More mercy is what Blech needed. The repeat stock manipulator avoided jail time in 1999 for a fraud conviction in the prior year, Bloomberg reported. In that case, Blech got nailed for cheating a bevy of broker-dealers and Bear Stearns out of $16 million, and he managed to get probation rather than potential jail time of more than 8 years. Yet after his probation ended, Blech was back to his old ways, saying that he began manipulating trading in Pluristem after investing $1 million in the developer in 2006 as he endeavored to crawl out of debt with family and investors.

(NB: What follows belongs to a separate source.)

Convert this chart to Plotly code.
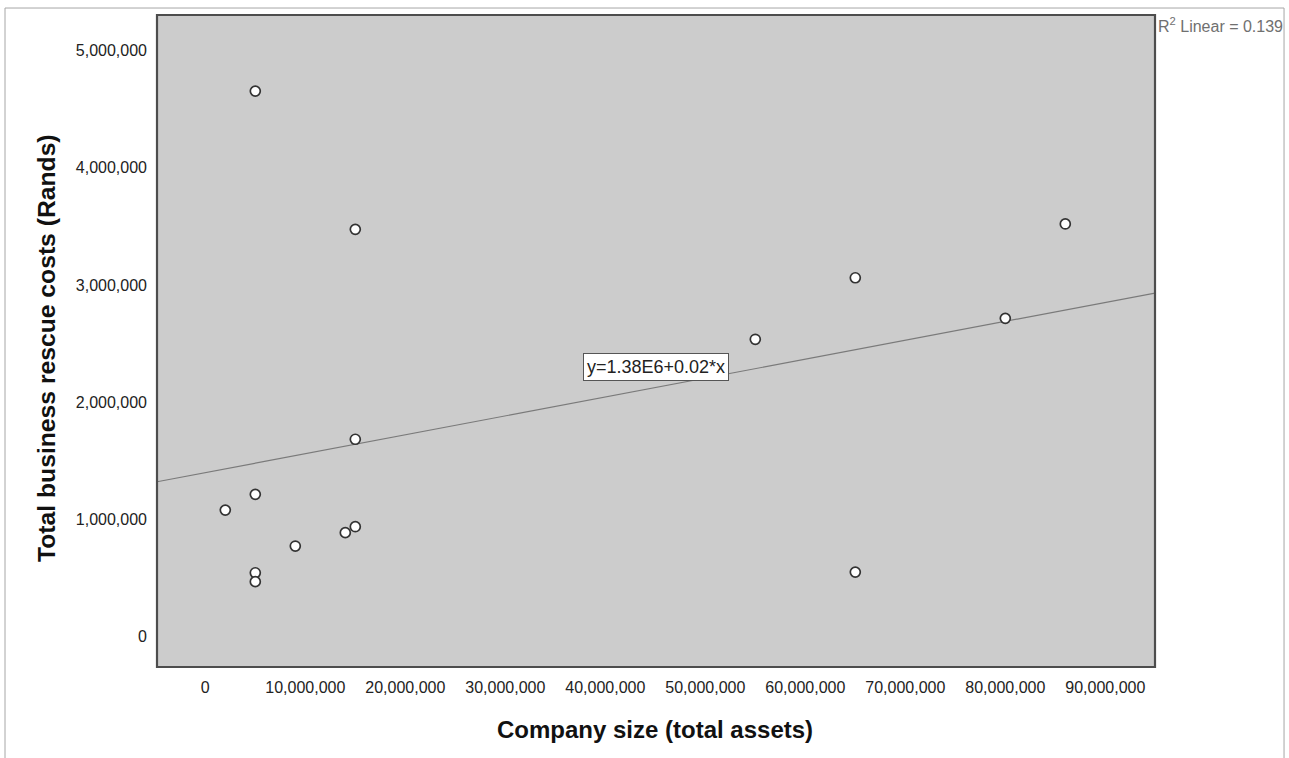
import numpy as np
import plotly.graph_objects as go

# Company size (total assets) and total business rescue costs, in Rands
company_size = [5_000_000, 15_000_000, 15_000_000, 5_000_000, 2_000_000,
                15_000_000, 14_000_000, 9_000_000, 5_000_000, 5_000_000,
                55_000_000, 65_000_000, 65_000_000, 80_000_000, 86_000_000]
rescue_costs = [4_654_000, 3_474_000, 1_683_000, 1_213_000, 1_079_000,
                937_000, 886_000, 772_000, 544_000, 468_000,
                2_536_000, 3_061_000, 550_000, 2_715_000, 3_520_000]

x_ticks = list(range(0, 90_000_001, 10_000_000))
y_ticks = list(range(0, 5_000_001, 1_000_000))
x_range = [-4_830_000, 94_970_000]
y_range = [-260_000, 5_303_000]

equation_text = "y=1.38E6+0.02*x"
r2_text = "R<sup>2</sup> Linear = 0.139"

# Least-squares fit line across the full x range
slope, intercept = np.polyfit(np.array(company_size, float), np.array(rescue_costs, float), 1)
fit_x = np.array(x_range, float)
fit_y = intercept + slope * fit_x

FONT = "Liberation Sans, Arial, sans-serif"

fig = go.Figure()
fig.add_trace(go.Scatter(
    x=fit_x, y=fit_y, mode="lines",
    line=dict(color="#7a7a7a", width=1.2),
    hoverinfo="skip", showlegend=False,
))
fig.add_trace(go.Scatter(
    x=company_size, y=rescue_costs, mode="markers",
    marker=dict(size=10, color="white", line=dict(color="#333333", width=1.7)),
    showlegend=False,
))

fig.update_layout(
    width=1289, height=758,
    margin=dict(l=157, r=134, t=15, b=91, pad=0),
    paper_bgcolor="white", plot_bgcolor="#cccccc",
    font=dict(family=FONT, size=16, color="#222222"),
    xaxis=dict(range=x_range, tickvals=x_ticks, tickformat=",d",
               showgrid=False, zeroline=False, ticks="", showline=False,
               ticklabelstandoff=9, tickfont=dict(size=16, color="#222222")),
    yaxis=dict(range=y_range, tickvals=y_ticks, tickformat=",d",
               showgrid=False, zeroline=False, ticks="", showline=False,
               ticklabelstandoff=9, tickfont=dict(size=16, color="#222222")),
    shapes=[
        # outer chart frame
        dict(type="path", xref="paper", yref="paper",
             path="M -0.1523,-0.14 L -0.1523,1.0107 L 1.1293,1.0107 L 1.1293,-0.14",
             line=dict(color="#a6a6a6", width=1)),
        # plot-area border
        dict(type="rect", xref="paper", yref="paper", x0=0, y0=0, x1=1, y1=1,
             line=dict(color="#4d4d4d", width=2.2)),
    ],
    annotations=[
        dict(text="<b>Company size (total assets)</b>", xref="paper", yref="paper",
             x=0.499, y=-0.0951, xanchor="center", yanchor="middle", showarrow=False,
             font=dict(family=FONT, size=24, color="#111111")),
        dict(text="<b>Total business rescue costs (Rands)</b>", xref="paper", yref="paper",
             x=-0.1102, y=0.4893, xanchor="center", yanchor="middle", showarrow=False,
             textangle=-90, font=dict(family=FONT, size=24.7, color="#111111")),
        dict(text=r2_text, xref="paper", yref="paper",
             x=1.0015, y=0.9847, xanchor="left", yanchor="middle", showarrow=False,
             font=dict(family=FONT, size=16, color="#707070")),
        dict(text=equation_text, xref="x", yref="y",
             x=45_100_000, y=2_300_000, xanchor="center", yanchor="middle", showarrow=False,
             bgcolor="white", bordercolor="#555555", borderwidth=1, borderpad=3,
             font=dict(family=FONT, size=18, color="#222222")),
    ],
)

fig.write_html("out.html")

Blech has blamed his criminal behavior on his bipolar disorder and pleaded with the judge in his latest case to take his illness, gambling addiction and family situation (which includes a son with autism) into account in her sentencing decision. In rejecting his request, the judge handed down the prison sentence as well as $1.3 million forfeiture. He's due to report to the slammer in August, where he'll have some time to contemplate his steep fall from grace.

Blech built a fortune of more than $300 million after early bets on biotech stocks, gaining recognition as one of the wealthiest Americans in Forbes in 1992, the AP reported. Yet his wealth has vanished since he closed his investment company in 1994. And as of his latest court appearance, he claims to have zero assets and $9 million of debt.